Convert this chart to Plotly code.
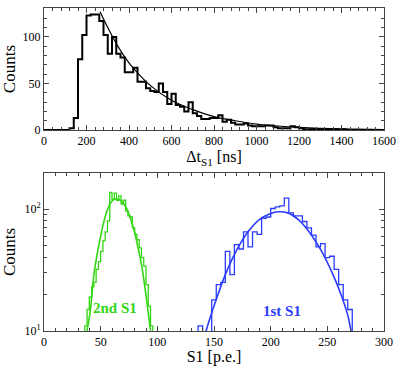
import numpy as np
import plotly.graph_objects as go
from plotly.subplots import make_subplots

## top panel: delta t between S1s, 20 ns bins
dt_edges = list(range(0, 1600, 20))
dt_counts = [0, 0, 0, 0, 0, 0, 2, 13, 76, 102,
             123, 124, 124, 117, 102, 82, 100, 82, 78, 62,
             62, 67, 52, 52, 45, 42, 41, 50, 41, 28,
             39, 27, 25, 20, 30, 18, 15, 12, 12, 13,
             13, 16, 9, 11, 8, 6, 6, 7, 5, 4,
             4, 4, 5, 5, 3, 2, 2, 2, 4, 3,
             2, 1, 1, 1, 1, 0, 1, 0, 1, 0,
             1, 0, 0, 0, 0, 0, 0, 0, 0, 0]
dt_fit_x = [264, 300, 350, 400, 450, 500, 600, 700, 800, 900, 1000, 1100, 1200, 1400, 1600]
dt_fit_y = [127, 110, 89, 72, 59, 48, 32, 22, 14.5, 10, 6.5, 4.4, 3, 1.3, 0.6]

## bottom panel: S1 sizes
s1b_edges = list(range(34, 98, 2))
s1b_counts = [6, 11, 15, 19, 23, 25, 32, 37, 45, 55,
              65, 80, 137, 120, 135, 118, 128, 110, 118, 96,
              88, 86, 70, 62, 56, 48, 40, 34, 24, 16,
              11, 6]
s1b_fit_x = [37, 38, 41, 44, 47, 50, 53, 56, 59, 62, 65, 68, 71, 74, 77, 80, 83, 86, 89, 92, 94, 95]
s1b_fit_y = [8.5, 10, 15, 29, 43, 60, 80, 99, 113, 120, 121, 117, 108, 96, 80, 64, 48, 35, 23, 14, 10, 8.5]

s1a_edges = list(range(132, 276, 4))
s1a_counts = [6, 11, 8, 9, 18, 24, 25, 45, 29, 51,
              47, 65, 49, 65, 62, 84, 86, 101, 104, 106,
              123, 93, 88, 88, 79, 70, 61, 49, 52, 40,
              41, 32, 24, 18, 15, 5]
s1a_fit_x = [141, 143, 150, 160, 170, 180, 190, 200, 207, 215, 225, 235, 245, 255, 262, 268, 271, 273]
s1a_fit_y = [8.5, 10, 16, 29, 46, 65, 82, 92, 95, 93, 81, 63, 45, 29, 20, 13.5, 10, 8.5]

black = "#000000"
green = "#33d614"
blue = "#2b3cff"
serif = "Times New Roman, Liberation Serif, serif"


def steps(edges, counts, width):
    ## x/y arrays for an hv step outline of a histogram
    x = list(edges) + [edges[-1] + width]
    y = list(counts) + [counts[-1]]
    return x, y


fig = make_subplots(rows=2, cols=1, vertical_spacing=0.13)

x, y = steps(dt_edges, dt_counts, 20)
fig.add_trace(go.Scatter(x=x, y=y, mode="lines", line=dict(color=black, width=2, shape="hv")), row=1, col=1)
fig.add_trace(go.Scatter(x=dt_fit_x, y=dt_fit_y, mode="lines", line=dict(color=black, width=1.2, shape="spline")), row=1, col=1)

x, y = steps(s1b_edges, s1b_counts, 2)
fig.add_trace(go.Scatter(x=x, y=y, mode="lines", line=dict(color=green, width=1.3, shape="hv")), row=2, col=1)
fig.add_trace(go.Scatter(x=s1b_fit_x, y=s1b_fit_y, mode="lines", line=dict(color=green, width=1.6, shape="spline")), row=2, col=1)

x, y = steps(s1a_edges, s1a_counts, 4)
fig.add_trace(go.Scatter(x=x, y=y, mode="lines", line=dict(color=blue, width=1.3, shape="hv")), row=2, col=1)
fig.add_trace(go.Scatter(x=s1a_fit_x, y=s1a_fit_y, mode="lines", line=dict(color=blue, width=1.6, shape="spline")), row=2, col=1)

axis_style = dict(showline=True, linecolor="#444", linewidth=1, mirror="ticks", ticks="inside",
                  ticklen=5, tickcolor="#444", showgrid=False, zeroline=False, automargin=False,
                  tickfont=dict(family=serif, size=12, color=black))

fig.update_xaxes(axis_style)
fig.update_yaxes(axis_style)

fig.update_xaxes(range=[0, 1600], dtick=200, minor=dict(dtick=40, ticks="inside", ticklen=3, tickcolor="#444"),
                 title=dict(text="Δt<sub>S1</sub> [ns]", font=dict(family=serif, size=16), standoff=2),
                 domain=[0, 1], row=1, col=1)
fig.update_yaxes(range=[0, 131], dtick=50, minor=dict(dtick=10, ticks="inside", ticklen=3, tickcolor="#444"),
                 title=dict(text="Counts", font=dict(family=serif, size=17), standoff=4),
                 domain=[0.622, 1.0], row=1, col=1)

fig.update_xaxes(range=[0, 300], dtick=50, minor=dict(dtick=10, ticks="inside", ticklen=3, tickcolor="#444"),
                 title=dict(text="S1 [p.e.]", font=dict(family=serif, size=16), standoff=2),
                 row=2, col=1)
fig.update_yaxes(type="log", range=[1, 2.295], tickvals=[10, 100], ticktext=["10<sup>1</sup>", "10<sup>2</sup>"],
                 minor=dict(tickvals=[20, 30, 40, 50, 60, 70, 80, 90, 200], ticks="inside", ticklen=3, tickcolor="#444"),
                 title=dict(text="Counts", font=dict(family=serif, size=17), standoff=4),
                 domain=[0, 0.489], row=2, col=1)

fig.add_annotation(x=63, y=np.log10(15.5), xref="x2", yref="y2", text="<b>2nd S1</b>", showarrow=False,
                   font=dict(family=serif, size=15, color=green))
fig.add_annotation(x=209.6, y=np.log10(14.5), xref="x2", yref="y2", text="<b>1st S1</b>", showarrow=False,
                   font=dict(family=serif, size=15, color=blue))

fig.update_layout(width=399, height=366, showlegend=False, plot_bgcolor="white", paper_bgcolor="white",
                  margin=dict(l=44, r=15, t=8, b=35), font=dict(family=serif, color=black))

fig.write_html("out.html", config={"displayModeBar": False},
               post_script="document.body.style.margin='0';")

**Objective:** Copy the listing in full and without alteration, omitting every picture.

**Finished task:**
Convert this chart to Plotly code.
import numpy as np
import plotly.graph_objects as go
from plotly.subplots import make_subplots

## top panel: delta t between S1s, 20 ns bins
dt_edges = list(range(0, 1600, 20))
dt_counts = [0, 0, 0, 0, 0, 0, 2, 13, 76, 102,
             123, 124, 124, 117, 102, 82, 100, 82, 78, 62,
             62, 67, 52, 52, 45, 42, 41, 50, 41, 28,
             39, 27, 25, 20, 30, 18, 15, 12, 12, 13,
             13, 16, 9, 11, 8, 6, 6, 7, 5, 4,
             4, 4, 5, 5, 3, 2, 2, 2, 4, 3,
             2, 1, 1, 1, 1, 0, 1, 0, 1, 0,
             1, 0, 0, 0, 0, 0, 0, 0, 0, 0]
dt_fit_x = [264, 300, 350, 400, 450, 500, 600, 700, 800, 900, 1000, 1100, 1200, 1400, 1600]
dt_fit_y = [127, 110, 89, 72, 59, 48, 32, 22, 14.5, 10, 6.5, 4.4, 3, 1.3, 0.6]

## bottom panel: S1 sizes
s1b_edges = list(range(34, 98, 2))
s1b_counts = [6, 11, 15, 19, 23, 25, 32, 37, 45, 55,
              65, 80, 137, 120, 135, 118, 128, 110, 118, 96,
              88, 86, 70, 62, 56, 48, 40, 34, 24, 16,
              11, 6]
s1b_fit_x = [37, 38, 41, 44, 47, 50, 53, 56, 59, 62, 65, 68, 71, 74, 77, 80, 83, 86, 89, 92, 94, 95]
s1b_fit_y = [8.5, 10, 15, 29, 43, 60, 80, 99, 113, 120, 121, 117, 108, 96, 80, 64, 48, 35, 23, 14, 10, 8.5]

s1a_edges = list(range(132, 276, 4))
s1a_counts = [6, 11, 8, 9, 18, 24, 25, 45, 29, 51,
              47, 65, 49, 65, 62, 84, 86, 101, 104, 106,
              123, 93, 88, 88, 79, 70, 61, 49, 52, 40,
              41, 32, 24, 18, 15, 5]
s1a_fit_x = [141, 143, 150, 160, 170, 180, 190, 200, 207, 215, 225, 235, 245, 255, 262, 268, 271, 273]
s1a_fit_y = [8.5, 10, 16, 29, 46, 65, 82, 92, 95, 93, 81, 63, 45, 29, 20, 13.5, 10, 8.5]

black = "#000000"
green = "#33d614"
blue = "#2b3cff"
serif = "Times New Roman, Liberation Serif, serif"


def steps(edges, counts, width):
    ## x/y arrays for an hv step outline of a histogram
    x = list(edges) + [edges[-1] + width]
    y = list(counts) + [counts[-1]]
    return x, y


fig = make_subplots(rows=2, cols=1, vertical_spacing=0.13)

x, y = steps(dt_edges, dt_counts, 20)
fig.add_trace(go.Scatter(x=x, y=y, mode="lines", line=dict(color=black, width=2, shape="hv")), row=1, col=1)
fig.add_trace(go.Scatter(x=dt_fit_x, y=dt_fit_y, mode="lines", line=dict(color=black, width=1.2, shape="spline")), row=1, col=1)

x, y = steps(s1b_edges, s1b_counts, 2)
fig.add_trace(go.Scatter(x=x, y=y, mode="lines", line=dict(color=green, width=1.3, shape="hv")), row=2, col=1)
fig.add_trace(go.Scatter(x=s1b_fit_x, y=s1b_fit_y, mode="lines", line=dict(color=green, width=1.6, shape="spline")), row=2, col=1)

x, y = steps(s1a_edges, s1a_counts, 4)
fig.add_trace(go.Scatter(x=x, y=y, mode="lines", line=dict(color=blue, width=1.3, shape="hv")), row=2, col=1)
fig.add_trace(go.Scatter(x=s1a_fit_x, y=s1a_fit_y, mode="lines", line=dict(color=blue, width=1.6, shape="spline")), row=2, col=1)

axis_style = dict(showline=True, linecolor="#444", linewidth=1, mirror="ticks", ticks="inside",
                  ticklen=5, tickcolor="#444", showgrid=False, zeroline=False, automargin=False,
                  tickfont=dict(family=serif, size=12, color=black))

fig.update_xaxes(axis_style)
fig.update_yaxes(axis_style)

fig.update_xaxes(range=[0, 1600], dtick=200, minor=dict(dtick=40, ticks="inside", ticklen=3, tickcolor="#444"),
                 title=dict(text="Δt<sub>S1</sub> [ns]", font=dict(family=serif, size=16), standoff=2),
                 domain=[0, 1], row=1, col=1)
fig.update_yaxes(range=[0, 131], dtick=50, minor=dict(dtick=10, ticks="inside", ticklen=3, tickcolor="#444"),
                 title=dict(text="Counts", font=dict(family=serif, size=17), standoff=4),
                 domain=[0.622, 1.0], row=1, col=1)

fig.update_xaxes(range=[0, 300], dtick=50, minor=dict(dtick=10, ticks="inside", ticklen=3, tickcolor="#444"),
                 title=dict(text="S1 [p.e.]", font=dict(family=serif, size=16), standoff=2),
                 row=2, col=1)
fig.update_yaxes(type="log", range=[1, 2.295], tickvals=[10, 100], ticktext=["10<sup>1</sup>", "10<sup>2</sup>"],
                 minor=dict(tickvals=[20, 30, 40, 50, 60, 70, 80, 90, 200], ticks="inside", ticklen=3, tickcolor="#444"),
                 title=dict(text="Counts", font=dict(family=serif, size=17), standoff=4),
                 domain=[0, 0.489], row=2, col=1)

fig.add_annotation(x=63, y=np.log10(15.5), xref="x2", yref="y2", text="<b>2nd S1</b>", showarrow=False,
                   font=dict(family=serif, size=15, color=green))
fig.add_annotation(x=209.6, y=np.log10(14.5), xref="x2", yref="y2", text="<b>1st S1</b>", showarrow=False,
                   font=dict(family=serif, size=15, color=blue))

fig.update_layout(width=399, height=366, showlegend=False, plot_bgcolor="white", paper_bgcolor="white",
                  margin=dict(l=44, r=15, t=8, b=35), font=dict(family=serif, color=black))

fig.write_html("out.html", config={"displayModeBar": False},
               post_script="document.body.style.margin='0';")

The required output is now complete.